Faruque Hassan, president of Bangladesh Garment Manufacturers and Exporters Association (BGMEA) said that export order flow slowed in March and it will continue till June.
Impacts of shortfall in realised export proceeds
A top private banker said rising unrealised export proceeds is causing a dollar crisis in banks. As a result, banks are buying remittances from the exchange houses at higher prices.
According to the Export Promotion Bureau (EPB) data, released on Sunday, merchandise exports of Bangladesh grew by 8.07% to $41.72 billion in the July-March period.
Also, on the same day, the Bangladesh Bank reported a 4.83% year-on-year increase in remittances for the first nine months, amounting to $16.03 billion.
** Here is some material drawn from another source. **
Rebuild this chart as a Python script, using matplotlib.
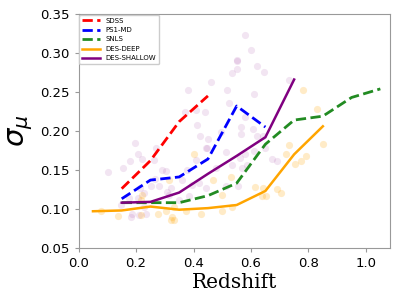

However, the dollar market is not stable yet as some banks are settling import payments at above Tk110 amid the dollar crisis.
Country's external position has been worsening due to slow inflow of foreign currency which reflects in widening the financial account deficit.
The Bangladesh Bank's rigorous efforts to reduce import expenditure and save foreign exchange reserves have yielded little result as the financial account deficit continues to widen, crossing $1.5 billion in July-February this fiscal year.
According to data from the Bangladesh Bank, the financial account deficit went up by $350 million in February alone from $1.19 billion in the July-January period because of negative growth in foreign fund inflow.
Amid this dwindling reserve, the Bangladesh Bank cleared $1.8b to the Asian Clearing Union on Wednesday bringing down the reserve to $29b, according to the central bank sources.
The financial account deficit resulted in an $8 billion loss in foreign exchange reserves during the July-January period, as the Bangladesh Bank had to settle all foreign payments directly from the forex reserve.
The foreign exchange reserve came down to $32.26 billion in July-February of FY23 from $46 billion in the same period of FY22. The reserve coverage for import came down to 4.9 months from 6.4 months during the same period, according to the Bangladesh Bank data.